The flatlands might seem to be an odd place to start off a visit to this Rocky Mountain state, but I didn't want to overdo exertion-wise before I acclimated to the altitude and dryness. Too, Granddaddy and Grandmommy had both attended tiny schools like this one when they were young, and I rightly assumed that this would be an interesting cultural experience. Hermione is a professional-grade photographer, and the building's restorers had asked her to come to record the event. My pictures are definitely amateur, but here goes:
The Senior cat first had to approve my arrival on Friday.
A 1922 Model T had been driven two miles down the dirt road to the school for the day.
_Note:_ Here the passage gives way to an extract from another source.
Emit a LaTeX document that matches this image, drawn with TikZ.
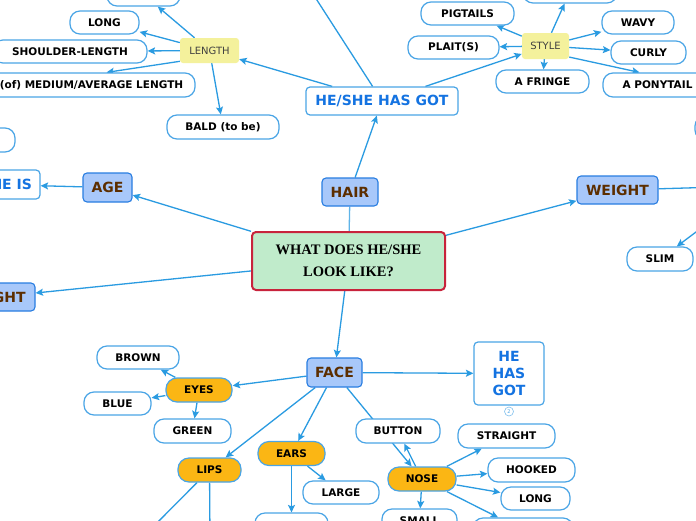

Guess what--none of the three floor pedals was for gas! The right one was the brake, the middle was for reverse, and the left determined whether the car was in first, second or neutral gear. The accelerator (and the spark plug controller) were levers on either side of the steering wheel. The wind-shield wiper was hand-cranked (I guess you got your passenger to do that!).
View from the back of the "Super Deluxe" V8 engine Ford parked nearby. The seats were so soft it probably felt like driving a sofa down the road. The back seat was huge, with side pillows. No seat belts, of course.
View of a nearby farm from the schoolyard. I found wild sage and wildflowers among the prairie grass. It really was reminiscent of Laura Ingalls Wilder's stories of her teaching days.
There were poster-board displays about the history of the building around the room, many featuring stories by former students of their early memories:
Kids since have aspired to own their own cars--in earlier times, they longed for their own horse.
The Denver Art Museum is closed tomorrow, so I plan to drive to Red Rocks to do some walking and very easy hiking. My cousins assure me it is beautiful--they both are working through Thursday, so I am on my own.